-- Provided data --
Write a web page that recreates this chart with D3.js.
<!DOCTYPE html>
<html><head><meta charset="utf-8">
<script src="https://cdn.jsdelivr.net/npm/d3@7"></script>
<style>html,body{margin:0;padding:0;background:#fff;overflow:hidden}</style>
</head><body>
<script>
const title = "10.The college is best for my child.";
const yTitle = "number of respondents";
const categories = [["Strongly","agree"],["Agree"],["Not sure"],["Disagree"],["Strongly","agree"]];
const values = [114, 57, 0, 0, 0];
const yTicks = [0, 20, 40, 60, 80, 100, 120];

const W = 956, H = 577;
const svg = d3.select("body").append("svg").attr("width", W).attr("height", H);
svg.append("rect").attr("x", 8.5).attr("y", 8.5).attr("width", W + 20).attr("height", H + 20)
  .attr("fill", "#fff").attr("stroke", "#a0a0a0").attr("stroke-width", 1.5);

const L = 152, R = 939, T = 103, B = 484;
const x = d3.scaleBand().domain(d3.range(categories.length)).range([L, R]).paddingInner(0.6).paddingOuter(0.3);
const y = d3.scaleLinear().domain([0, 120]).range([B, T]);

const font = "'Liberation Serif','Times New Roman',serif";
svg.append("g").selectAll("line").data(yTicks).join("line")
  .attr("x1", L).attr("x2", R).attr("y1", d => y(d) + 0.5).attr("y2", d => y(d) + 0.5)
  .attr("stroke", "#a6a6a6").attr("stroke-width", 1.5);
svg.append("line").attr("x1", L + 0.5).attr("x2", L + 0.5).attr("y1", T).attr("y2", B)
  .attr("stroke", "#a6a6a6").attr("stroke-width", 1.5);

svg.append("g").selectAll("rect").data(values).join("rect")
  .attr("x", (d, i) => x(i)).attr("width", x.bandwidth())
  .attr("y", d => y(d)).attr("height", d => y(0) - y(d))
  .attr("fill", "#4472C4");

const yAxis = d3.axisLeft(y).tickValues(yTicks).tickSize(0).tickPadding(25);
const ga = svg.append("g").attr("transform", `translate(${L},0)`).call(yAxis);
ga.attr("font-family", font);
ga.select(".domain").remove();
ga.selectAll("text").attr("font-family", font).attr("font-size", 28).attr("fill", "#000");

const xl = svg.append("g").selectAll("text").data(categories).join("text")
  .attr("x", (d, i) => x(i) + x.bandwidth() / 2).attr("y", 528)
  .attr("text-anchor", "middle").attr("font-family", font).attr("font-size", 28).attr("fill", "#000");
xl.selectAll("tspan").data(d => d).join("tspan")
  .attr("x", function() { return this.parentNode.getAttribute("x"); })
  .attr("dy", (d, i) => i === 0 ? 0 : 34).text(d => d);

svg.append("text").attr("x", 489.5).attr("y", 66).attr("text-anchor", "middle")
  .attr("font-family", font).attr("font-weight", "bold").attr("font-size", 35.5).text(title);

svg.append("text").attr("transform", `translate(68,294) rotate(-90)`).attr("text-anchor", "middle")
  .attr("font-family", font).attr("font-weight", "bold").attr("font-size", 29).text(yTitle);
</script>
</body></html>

-- Your objective --
Print out the whole listing exactly as it appears.

-- Answer to this task --
Write a web page that recreates this chart with D3.js.
<!DOCTYPE html>
<html><head><meta charset="utf-8">
<script src="https://cdn.jsdelivr.net/npm/d3@7"></script>
<style>html,body{margin:0;padding:0;background:#fff;overflow:hidden}</style>
</head><body>
<script>
const title = "10.The college is best for my child.";
const yTitle = "number of respondents";
const categories = [["Strongly","agree"],["Agree"],["Not sure"],["Disagree"],["Strongly","agree"]];
const values = [114, 57, 0, 0, 0];
const yTicks = [0, 20, 40, 60, 80, 100, 120];

const W = 956, H = 577;
const svg = d3.select("body").append("svg").attr("width", W).attr("height", H);
svg.append("rect").attr("x", 8.5).attr("y", 8.5).attr("width", W + 20).attr("height", H + 20)
  .attr("fill", "#fff").attr("stroke", "#a0a0a0").attr("stroke-width", 1.5);

const L = 152, R = 939, T = 103, B = 484;
const x = d3.scaleBand().domain(d3.range(categories.length)).range([L, R]).paddingInner(0.6).paddingOuter(0.3);
const y = d3.scaleLinear().domain([0, 120]).range([B, T]);

const font = "'Liberation Serif','Times New Roman',serif";
svg.append("g").selectAll("line").data(yTicks).join("line")
  .attr("x1", L).attr("x2", R).attr("y1", d => y(d) + 0.5).attr("y2", d => y(d) + 0.5)
  .attr("stroke", "#a6a6a6").attr("stroke-width", 1.5);
svg.append("line").attr("x1", L + 0.5).attr("x2", L + 0.5).attr("y1", T).attr("y2", B)
  .attr("stroke", "#a6a6a6").attr("stroke-width", 1.5);

svg.append("g").selectAll("rect").data(values).join("rect")
  .attr("x", (d, i) => x(i)).attr("width", x.bandwidth())
  .attr("y", d => y(d)).attr("height", d => y(0) - y(d))
  .attr("fill", "#4472C4");

const yAxis = d3.axisLeft(y).tickValues(yTicks).tickSize(0).tickPadding(25);
const ga = svg.append("g").attr("transform", `translate(${L},0)`).call(yAxis);
ga.attr("font-family", font);
ga.select(".domain").remove();
ga.selectAll("text").attr("font-family", font).attr("font-size", 28).attr("fill", "#000");

const xl = svg.append("g").selectAll("text").data(categories).join("text")
  .attr("x", (d, i) => x(i) + x.bandwidth() / 2).attr("y", 528)
  .attr("text-anchor", "middle").attr("font-family", font).attr("font-size", 28).attr("fill", "#000");
xl.selectAll("tspan").data(d => d).join("tspan")
  .attr("x", function() { return this.parentNode.getAttribute("x"); })
  .attr("dy", (d, i) => i === 0 ? 0 : 34).text(d => d);

svg.append("text").attr("x", 489.5).attr("y", 66).attr("text-anchor", "middle")
  .attr("font-family", font).attr("font-weight", "bold").attr("font-size", 35.5).text(title);

svg.append("text").attr("transform", `translate(68,294) rotate(-90)`).attr("text-anchor", "middle")
  .attr("font-family", font).attr("font-weight", "bold").attr("font-size", 29).text(yTitle);
</script>
</body></html>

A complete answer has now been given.